Plantation of Ulster

During the early 17th century, the Plantation of Ulster was an attractive area of settlement for migrants within the British Empire. The Plantation was composed of six entire counties, namely, Armagh, Tyrone, Coleraine, Donegal, Fermanagh and Cavan, which were confiscated as a result of a war between Hugh O'Neill, Earl of Tyrone and Queen Elizabeth. As a result, about 3,798,000 statute acres were under the crown of England.

Undertakers and Planters

During the reign of King James I, these massive territories were transferred to some English, but mostly Scottish settlers. These settlers were called Undertakers and Planters, hence the term Plantation of Ulster.

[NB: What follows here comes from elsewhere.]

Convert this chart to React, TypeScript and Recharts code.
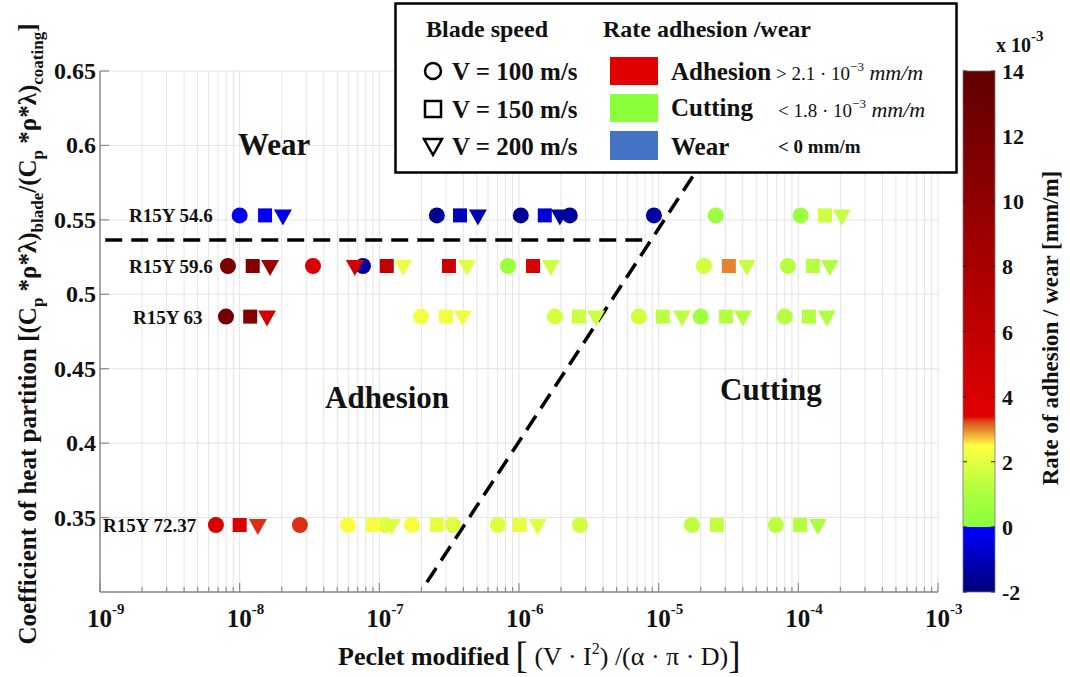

The mostly Scottish settlers, agreed to remain loyal to the English Crown and to retain their religion which was for the most part, Protestant (Church of England.) Essentially, they undertook to retain their loyalty to the Crown, hence the term undertakers. This Protestant intrusion into a mostly Catholic country would prove to have a troubling impact for the centuries ahead.

Londoner's Plantation

Within this territory, four baronies were reserved for the Londoner's Plantation. A small portion of Antrim and Coleraine were joined to form the present county of Londonderry. Some of the native Irish were awarded lands and position in the Plantation, but many who had held the position of gentleman, gentry or nobility were forced to tend their own land. The Undertakers were for the most part, Protestants. More than 8,000 people of British birth were found in these counties by 1620. Only 70 of these had no lands of their own. The Plantation of Ulster was to have a profound impact on the United Kingdom for centuries to come.